I worry that this stuff may just not work too. The tests that tested this
stuff all expected the the involved entities to be build time enhanced
prior to launching the tests. Which of course they aren't. So all the
tests for enhancement + caching have effectively been skipped for years.
On Fri, Nov 13, 2015 at 11:15 AM Steve Ebersole <steve(a)hibernate.org> wrote:
Gah, hit send too soon :)
This comes up because I am working on the idea of lazy attribute fetch
groups. This means that the simple boolean that we used to store is no
longer going to be sufficient. This ties in with the discussion I started
the other day about using attribute indexes versus attribute names. As it
stands now, this boolean needs to become a Collection of Strings (attribute
names) which is a big change perf wise. This affects one of the classes we
have worked hard to minimize in recent months: EntityEntry.
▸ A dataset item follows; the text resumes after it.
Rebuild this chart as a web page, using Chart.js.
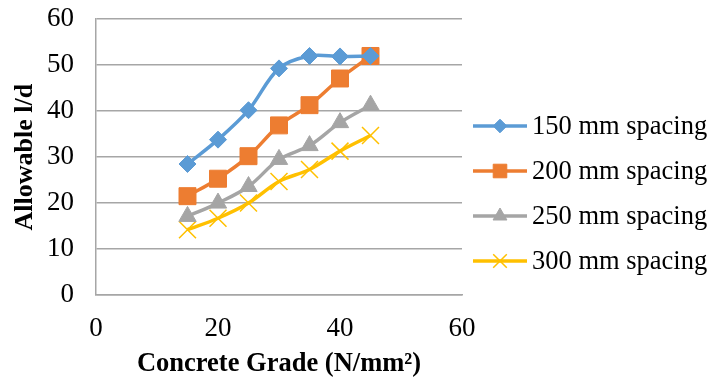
<!DOCTYPE html>
<html>
<head>
<meta charset="utf-8">
<script src="https://cdn.jsdelivr.net/npm/chart.js@4"></script>
<style>
  body { margin: 0; background: #fff; }
  #wrap { width: 710px; height: 380px; }
</style>
</head>
<body>
<div id="wrap"><canvas id="lineChart" width="710" height="380"></canvas></div>
<script>
// concrete grade (N/mm2) on the x axis
var grades = [15, 20, 25, 30, 35, 40, 45];
var seriesNames = ["150 mm spacing", "200 mm spacing", "250 mm spacing", "300 mm spacing"];
var spacing150 = [28.5, 33.8, 40.2, 49.3, 52.0, 51.9, 52.0];
var spacing200 = [21.5, 25.3, 30.2, 36.9, 41.3, 47.1, 52.0];
var spacing250 = [17.1, 20.0, 23.6, 29.5, 32.5, 37.5, 41.3];
var spacing300 = [14.2, 16.7, 20.0, 24.7, 27.3, 31.3, 34.7];
var xTicks = [0, 20, 40, 60];
var yTicks = [0, 10, 20, 30, 40, 50, 60];

var serif = "'Liberation Serif', 'Times New Roman', serif";

function toPoints(values) {
  return values.map(function (v, i) { return { x: grades[i], y: v }; });
}

function makeSet(label, values, color, style, radius) {
  return {
    label: label,
    data: toPoints(values),
    borderColor: color,
    backgroundColor: color,
    borderWidth: 3.5,
    pointStyle: style,
    pointRadius: radius,
    pointHoverRadius: radius,
    pointBorderWidth: style === "crossRot" ? 1.5 : 1,
    pointBorderColor: color,
    pointBackgroundColor: color,
    tension: 0.35,
    fill: false
  };
}

var data = {
  datasets: [
    makeSet(seriesNames[0], spacing150, "#5B9BD5", "rectRot", 8.5),
    makeSet(seriesNames[1], spacing200, "#ED7D31", "rect", 12),
    makeSet(seriesNames[2], spacing250, "#A5A5A5", "triangle", 10),
    makeSet(seriesNames[3], spacing300, "#FFC000", "crossRot", 12)
  ]
};

// legend drawn like the spreadsheet one: line with marker in the middle
var sideLegend = {
  id: "sideLegend",
  afterDraw: function (chart) {
    var ctx = chart.ctx;
    var x0 = 473, x1 = 527, top = 126, gap = 45;
    chart.data.datasets.forEach(function (ds, i) {
      var y = top + i * gap;
      ctx.save();
      ctx.strokeStyle = ds.borderColor;
      ctx.lineWidth = 3.5;
      ctx.beginPath();
      ctx.moveTo(x0, y);
      ctx.lineTo(x1, y);
      ctx.stroke();
      ctx.fillStyle = ds.backgroundColor;
      ctx.lineWidth = ds.pointBorderWidth;
      Chart.helpers.drawPoint(ctx, {
        pointStyle: ds.pointStyle,
        radius: ds.pointRadius * 0.8,
        borderWidth: ds.pointBorderWidth
      }, (x0 + x1) / 2, y);
      ctx.fillStyle = "#000";
      ctx.font = "26.5px " + serif;
      ctx.textBaseline = "middle";
      ctx.textAlign = "left";
      ctx.fillText(ds.label, 532, y + 1);
      ctx.restore();
    });
  }
};

var options = {
  responsive: false,
  animation: false,
  layout: { padding: { left: 0, right: 248, top: 3, bottom: 0 } },
  plugins: {
    legend: { display: false },
    tooltip: { enabled: false }
  },
  scales: {
    x: {
      type: "linear",
      min: 0,
      max: 60,
      afterBuildTicks: function (scale) {
        scale.ticks = xTicks.map(function (v) { return { value: v }; });
      },
      grid: { display: false, drawTicks: false },
      border: { display: true, color: "#A6A6A6", width: 1.5 },
      ticks: { color: "#000", padding: 18, font: { family: serif, size: 27 } },
      title: {
        display: true,
        text: "Concrete Grade (N/mm²)",
        color: "#000",
        padding: { top: 6, bottom: 0 },
        font: { family: serif, size: 26.5, weight: "bold" }
      },
      afterFit: function (scale) { scale.height = 85; }
    },
    y: {
      min: 0,
      max: 60,
      afterBuildTicks: function (scale) {
        scale.ticks = yTicks.map(function (v) { return { value: v }; });
      },
      grid: { color: "#A6A6A6", lineWidth: 1.5, drawTicks: true, tickLength: 19, tickColor: "rgba(0,0,0,0)" },
      border: { display: true, color: "#A6A6A6", width: 1.5 },
      ticks: { color: "#000", padding: 3, font: { family: serif, size: 27 } },
      title: {
        display: true,
        text: "Allowable l/d",
        color: "#000",
        padding: { top: 10, bottom: 0 },
        font: { family: serif, size: 26, weight: "bold" }
      },
      afterFit: function (scale) { scale.width = 96; }
    }
  }
};

var lineChart = new Chart(document.getElementById("lineChart"), {
  type: "line",
  data: data,
  options: options,
  plugins: [sideLegend]
});
</script>
</body>
</html>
On Fri, Nov 13, 2015 at 11:08 AM Steve Ebersole <steve(a)hibernate.org>
wrote:
> In reworking some of the support for bytecode-enhanced laziness, I
> started thinking deeper about this idea of partial caching of such
> entities.
>
> First and foremost, why do we even allow this? Essentially what happens
> is that we allow a user to partially load an entity, and then stick that
> partial state into the cache (along with a boolean indicating that the
> state is partial).
>
> I guess I can somewhat see the usefulness of this, but what really gets
> me confused is how the caching of this data works.. As far as I can tell,
> we never re-cache the entity state after the uninitialized portions have
> been initialized. So the cached representation, iiuc, continues to be the
> partial representation. If we continue to allow the partial representation
> to be cached, wouldn't we want to update the cache entry with the
> initialized portions once they become available?